▶ **Task data**:

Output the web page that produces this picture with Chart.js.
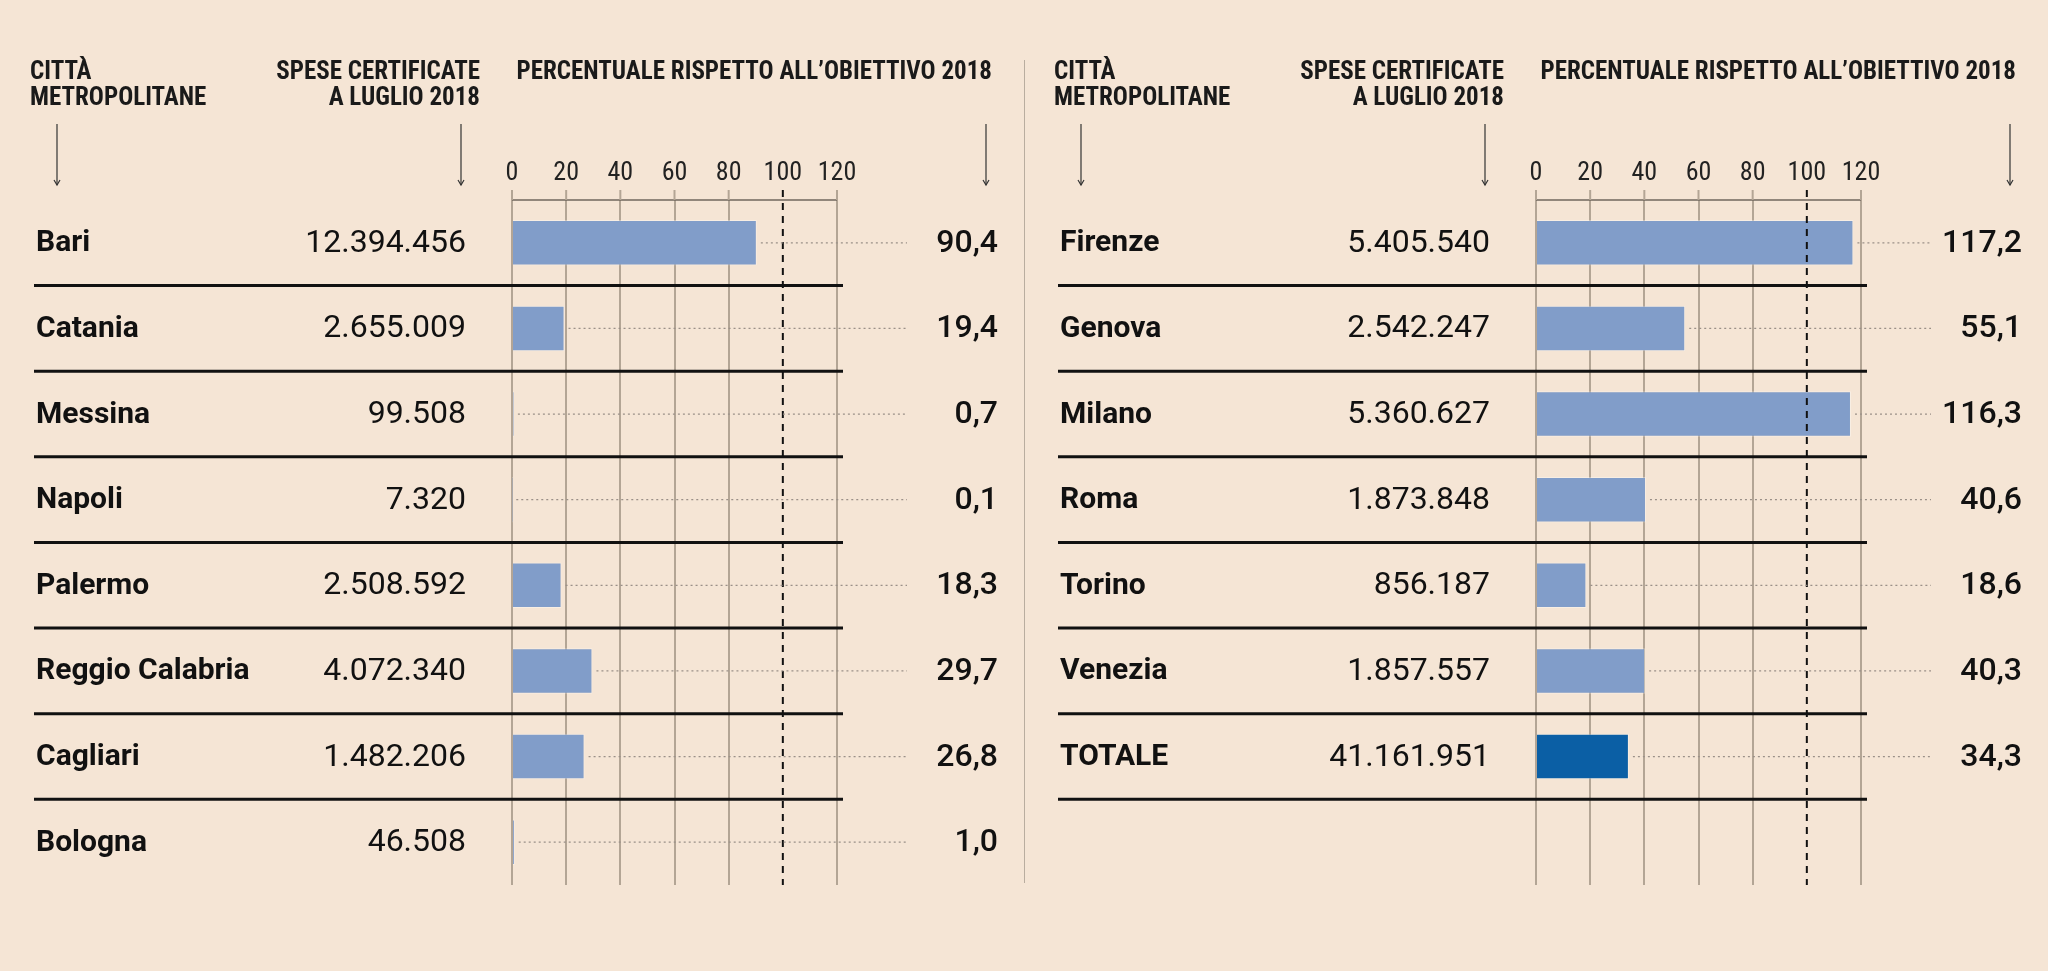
<!DOCTYPE html>
<html><head><meta charset="utf-8">
<script src="https://cdn.jsdelivr.net/npm/chart.js@4/dist/chart.umd.min.js"></script>
<style>
html,body{margin:0;padding:0;background:#f5e5d5;}
#wrap{position:relative;width:2048px;height:971px;background:#f5e5d5;}
canvas{position:absolute;top:0;}
#divider{position:absolute;left:1024px;top:60px;width:1px;height:823px;background:#b9ad9f;}
</style></head><body>
<div id="wrap">
<canvas id="c1" width="1024" height="971" style="left:0;width:1024px;height:971px"></canvas>
<div id="divider"></div>
<canvas id="c2" width="1024" height="971" style="left:1024px;width:1024px;height:971px"></canvas>
</div>
<script>
const leftCities = ["Bari","Catania","Messina","Napoli","Palermo","Reggio Calabria","Cagliari","Bologna"];
const leftSpese = ["12.394.456","2.655.009","99.508","7.320","2.508.592","4.072.340","1.482.206","46.508"];
const leftPct = [90.4,19.4,0.7,0.1,18.3,29.7,26.8,1.0];
const rightCities = ["Firenze","Genova","Milano","Roma","Torino","Venezia","TOTALE",""];
const rightSpese = ["5.405.540","2.542.247","5.360.627","1.873.848","856.187","1.857.557","41.161.951",""];
const rightPct = [117.2,55.1,116.3,40.6,18.6,40.3,34.3,null];
const tickLabels = [0,20,40,60,80,100,120];
const target = 100;

const NARROW = "'Liberation Sans Narrow','Roboto Condensed',sans-serif";
const FONT = "Roboto,'Liberation Sans',sans-serif";
const LIGHT = '#819dc9', DARK = '#0b5fa5', GRID = '#b3a595';

function makeChart(id, cities, spese, pct, colors, nLines){
  const plugin = {
    id:'deco'+id,
    afterDatasetsDraw(chart){
      const ctx = chart.ctx, x = chart.scales.x, y = chart.scales.y;
      const x0 = x.getPixelForValue(0), x120 = x.getPixelForValue(120);
      const top = chart.chartArea.top;
      ctx.save();
      const xt = x.getPixelForValue(target);
      ctx.strokeStyle='#111'; ctx.lineWidth=2; ctx.setLineDash([7,6]);
      ctx.beginPath(); ctx.moveTo(xt, top-10); ctx.lineTo(xt, chart.chartArea.bottom); ctx.stroke();
      ctx.setLineDash([]);
      ctx.strokeStyle='#6f665d'; ctx.lineWidth=1.5;
      ctx.beginPath(); ctx.moveTo(x0, top); ctx.lineTo(x120, top); ctx.stroke();
      ctx.strokeStyle=GRID; ctx.lineWidth=2;
      tickLabels.forEach(t=>{const px=x.getPixelForValue(t); if(t!==target){ctx.beginPath();ctx.moveTo(px,top-10);ctx.lineTo(px,top);ctx.stroke();}});
      ctx.fillStyle='#222'; ctx.font="26px "+NARROW; ctx.textAlign='center'; ctx.textBaseline='alphabetic';
      tickLabels.forEach(t=>ctx.fillText(String(t), x.getPixelForValue(t), top-20));
      ctx.font="bold 25px "+NARROW; ctx.textAlign='left'; ctx.fillStyle='#1a1a1a';
      ctx.fillText('CITTÀ', 30, 79); ctx.fillText('METROPOLITANE', 30, 105);
      ctx.textAlign='right';
      ctx.fillText('SPESE CERTIFICATE', x0-32, 79); ctx.fillText('A LUGLIO 2018', x0-32, 105);
      ctx.fillText('PERCENTUALE RISPETTO ALL\u2019OBIETTIVO 2018', 992, 79);
      ctx.strokeStyle='#333'; ctx.lineWidth=1.2;
      [57, x0-51, 986].forEach(ax=>{
        ctx.beginPath(); ctx.moveTo(ax,124); ctx.lineTo(ax,185); ctx.stroke();
        ctx.beginPath(); ctx.moveTo(ax-3,180); ctx.lineTo(ax,185); ctx.lineTo(ax+3,180); ctx.stroke();
      });
      cities.forEach((c,i)=>{
        if(!c) return;
        const cy = y.getPixelForValue(i);
        const bh = 85.6;
        const xe = x.getPixelForValue(pct[i]);
        ctx.strokeStyle='#9a9088'; ctx.lineWidth=1.2; ctx.setLineDash([2,3]);
        ctx.beginPath(); ctx.moveTo(xe+4, cy); ctx.lineTo(x120+70, cy); ctx.stroke();
        ctx.setLineDash([]);
        ctx.fillStyle='#111'; ctx.textBaseline='middle';
        ctx.font="bold 30px "+FONT; ctx.textAlign='left'; ctx.fillText(c, 36, cy+1);
        ctx.font="32px "+FONT; ctx.textAlign='right'; ctx.fillText(spese[i], x0-46, cy+1);
        ctx.font="500 32px "+FONT; ctx.fillText(pct[i].toFixed(1).replace('.',','), 998, cy+1);
        if(i < nLines){
          ctx.strokeStyle='#111'; ctx.lineWidth=3;
          ctx.beginPath(); ctx.moveTo(34, cy+bh/2); ctx.lineTo(x120+6, cy+bh/2); ctx.stroke();
        }
      });
      ctx.restore();
    }
  };
  return new Chart(document.getElementById(id), {
    type:'bar',
    data:{labels:cities, datasets:[{data:pct, backgroundColor:colors, borderColor:'rgba(255,255,255,0.35)', borderWidth:1, barPercentage:0.53, categoryPercentage:1}]},
    options:{
      indexAxis:'y', responsive:false, animation:false, devicePixelRatio:1,
      layout:{padding:{left:512, right:1024-837, top:200, bottom:971-885}},
      plugins:{legend:{display:false}, tooltip:{enabled:false}},
      scales:{
        x:{min:0,max:120, position:'top', ticks:{display:false, stepSize:20},
           grid:{color:(c)=>c.tick && c.tick.value===target ? 'rgba(0,0,0,0)' : GRID, lineWidth:2, drawTicks:false},
           border:{display:false}},
        y:{display:false, grid:{display:false}}
      }
    },
    plugins:[plugin]
  });
}
makeChart('c1', leftCities, leftSpese, leftPct, leftPct.map(()=>LIGHT), 7);
makeChart('c2', rightCities, rightSpese, rightPct, rightCities.map(c=>c==='TOTALE'?DARK:LIGHT), 7);
</script>
</body></html>
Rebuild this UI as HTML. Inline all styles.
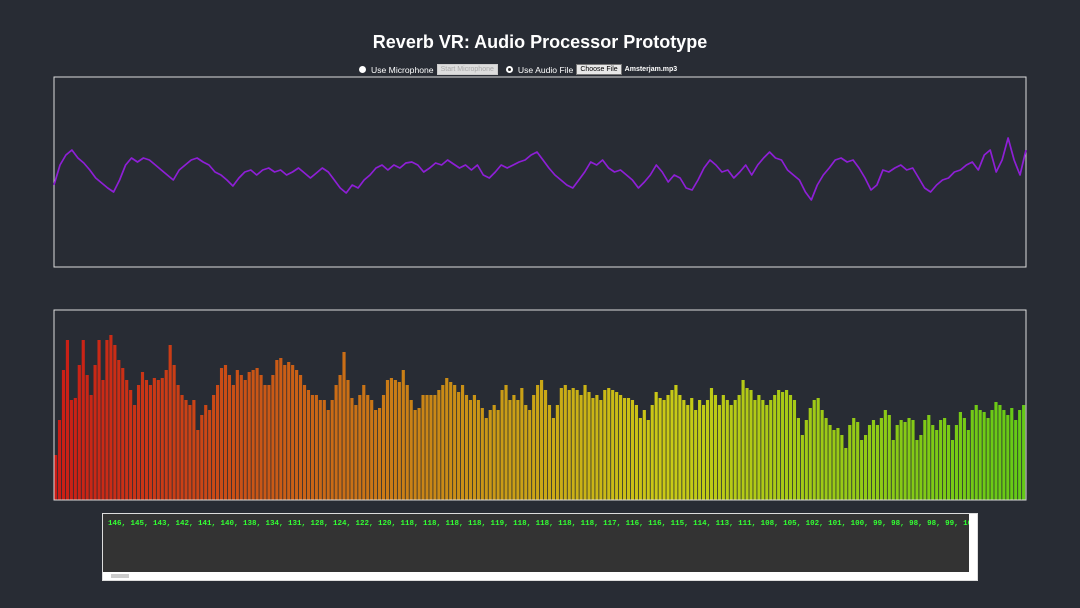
<!DOCTYPE html>
<html><head><meta charset="utf-8">
<style>
html,body{margin:0;padding:0;background:#282c34;width:1080px;height:608px;overflow:hidden;font-family:"Liberation Sans",sans-serif;color:#fff}
h1{position:absolute;left:0;width:1080px;top:32px;margin:0;text-align:center;font-size:18px;font-weight:bold}
.ctrl{position:absolute;top:64px;left:359px;font-size:8.6px;display:flex;align-items:center;white-space:nowrap}
.radio{width:7px;height:7px;border-radius:50%;background:#fff;display:inline-block;margin-right:5px}
.radio.on{background:#fff;position:relative}
.radio.on::after{content:"";position:absolute;left:2px;top:2px;width:3px;height:3px;border-radius:50%;background:#222}
.btn{display:inline-block;font-size:7px;padding:1px 3px;border:1px solid #aaa;margin:0 3px}
svg{position:absolute;left:0;top:0}
.box{position:absolute;left:102px;top:513px;width:874px;height:66px;background:#333;border:1px solid #ddd}
.txt{position:absolute;left:5px;top:6px;font-family:"Liberation Mono",monospace;font-size:7.5px;font-weight:bold;color:#3f3;white-space:nowrap;overflow:hidden;width:862px}
.hs{position:absolute;left:0;bottom:0;width:866px;height:8px;background:#fff}
.vs{position:absolute;right:0;top:0;width:8px;height:66px;background:#fff}
</style></head><body>
<h1>Reverb VR: Audio Processor Prototype</h1>
<div class="ctrl">
<span class="radio"></span><span>Use Microphone</span>
<span class="btn" style="background:#ddd;color:#aaa;border-color:#ccc">Start Microphone</span>
<span class="radio on" style="margin-left:5px"></span><span>Use Audio File</span>
<span class="btn" style="background:#e8e8e8;color:#000;border-color:#777">Choose File</span>
<span style="font-size:7px;font-weight:bold">Amsterjam.mp3</span>
</div>
<svg id="chart" width="1080" height="608">
<rect x="54" y="77" width="972" height="190" fill="none" stroke="#ddd" stroke-width="1"/>
<g id="wave"></g>
<g id="bars"></g>
<rect x="54" y="310" width="972" height="190" fill="none" stroke="#ddd" stroke-width="1"/>
</svg>
<div class="box">
<div class="txt">146, 145, 143, 142, 141, 140, 138, 134, 131, 128, 124, 122, 120, 118, 118, 118, 118, 119, 118, 118, 118, 118, 117, 116, 116, 115, 114, 113, 111, 108, 105, 102, 101, 100, 99, 98, 98, 98, 99, 100, 99, 99, 100, 102, 101</div>
<div class="vs"></div>
<div class="hs"><div style="position:absolute;left:8px;top:2px;width:18px;height:4px;background:#ccc"></div></div>
</div>
<script>
const waveSamples=[-13,7,17,22,14,9,2,-6,-11,-16,-20,-8,7,14,10,14,12,7,2,-3,-8,2,7,12,14,10,7,0,-3,-8,-14,-6,0,2,-3,2,4,0,2,-3,0,4,-1,-6,-1,4,0,-8,-16,-21,-13,-16,-8,-3,4,7,2,7,4,9,10,7,0,4,9,7,12,8,4,7,2,7,-3,-6,0,7,4,7,10,12,17,20,12,4,-3,-8,-13,-16,-8,0,10,7,12,4,0,2,-3,-8,-16,-10,-3,7,0,-10,-3,-6,-16,-18,-8,4,12,7,0,2,-6,0,7,-3,7,14,20,14,12,2,-3,-8,-20,-28,-13,-3,4,12,14,10,12,4,-6,-18,-13,2,0,4,7,2,4,-6,-16,-20,-13,-8,-6,0,2,7,10,2,17,22,0,12,34,12,-3,22];
const spectrumValues=[45,80,130,160,100,102,135,160,125,105,135,160,120,160,165,155,140,132,120,110,95,115,128,120,115,122,120,122,130,155,135,115,105,100,95,100,70,85,95,90,105,115,132,135,125,115,130,125,120,128,130,132,125,115,115,125,140,142,135,138,135,130,125,115,110,105,105,100,100,90,100,115,125,148,120,102,95,105,115,105,100,90,92,105,120,122,120,118,130,115,100,90,92,105,105,105,105,110,115,122,118,115,108,115,105,100,105,100,92,82,90,95,90,110,115,100,105,100,112,95,90,105,115,120,110,95,82,95,112,115,110,112,110,105,115,108,102,105,100,110,112,110,108,105,102,102,100,95,82,90,80,95,108,102,100,105,110,115,105,100,95,102,90,100,95,100,112,105,95,105,100,95,100,105,120,112,110,100,105,100,95,100,105,110,108,110,105,100,82,65,80,92,100,102,90,82,75,70,72,65,52,75,82,78,60,65,75,80,75,82,90,85,60,75,80,78,82,80,60,65,80,85,75,70,80,82,75,60,75,88,82,70,90,95,90,88,82,90,98,95,90,85,92,80,90,95];
const NS="http://www.w3.org/2000/svg";
const W0=54,W1=1026,wc=172;
function wx(i){return W0+i*(W1-W0)/(waveSamples.length-1);}
function wy(v){return wc-v;}
const p=document.createElementNS(NS,"path");
p.setAttribute("d",waveSamples.map((v,i)=>(i?"L":"M")+wx(i).toFixed(1)+" "+wy(v)).join(""));
p.setAttribute("fill","none");p.setAttribute("stroke","#8e1fd6");p.setAttribute("stroke-width","1.7");p.setAttribute("stroke-linejoin","round");


document.getElementById("wave").appendChild(p);
const B=500,n=spectrumValues.length,bw=(W1-W0)/n;
function bx(i){return W0+i*bw;}
function bh(v){return v;}
const g=document.getElementById("bars");
spectrumValues.forEach((v,i)=>{
 const r=document.createElementNS(NS,"rect");
 r.setAttribute("x",bx(i));r.setAttribute("y",B-bh(v));r.setAttribute("width",bw*0.8);r.setAttribute("height",bh(v));
 const t=i/(n-1);const hue=2+t*92;
 r.setAttribute("fill","hsl("+hue+",80%,44%)");
 
 
 g.appendChild(r);
});
</script>
</body></html>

▶ **What to work on**: From the first line above through the line containing "const LIGHT = '#819dc9', DARK", copy everything exactly, without the pictures.

▶ **Problem solution**:
Output the web page that produces this picture with Chart.js.
<!DOCTYPE html>
<html><head><meta charset="utf-8">
<script src="https://cdn.jsdelivr.net/npm/chart.js@4/dist/chart.umd.min.js"></script>
<style>
html,body{margin:0;padding:0;background:#f5e5d5;}
#wrap{position:relative;width:2048px;height:971px;background:#f5e5d5;}
canvas{position:absolute;top:0;}
#divider{position:absolute;left:1024px;top:60px;width:1px;height:823px;background:#b9ad9f;}
</style></head><body>
<div id="wrap">
<canvas id="c1" width="1024" height="971" style="left:0;width:1024px;height:971px"></canvas>
<div id="divider"></div>
<canvas id="c2" width="1024" height="971" style="left:1024px;width:1024px;height:971px"></canvas>
</div>
<script>
const leftCities = ["Bari","Catania","Messina","Napoli","Palermo","Reggio Calabria","Cagliari","Bologna"];
const leftSpese = ["12.394.456","2.655.009","99.508","7.320","2.508.592","4.072.340","1.482.206","46.508"];
const leftPct = [90.4,19.4,0.7,0.1,18.3,29.7,26.8,1.0];
const rightCities = ["Firenze","Genova","Milano","Roma","Torino","Venezia","TOTALE",""];
const rightSpese = ["5.405.540","2.542.247","5.360.627","1.873.848","856.187","1.857.557","41.161.951",""];
const rightPct = [117.2,55.1,116.3,40.6,18.6,40.3,34.3,null];
const tickLabels = [0,20,40,60,80,100,120];
const target = 100;

const NARROW = "'Liberation Sans Narrow','Roboto Condensed',sans-serif";
const FONT = "Roboto,'Liberation Sans',sans-serif";
const LIGHT = '#819dc9', DARK = '#0b5fa5', GRID = '#b3a595';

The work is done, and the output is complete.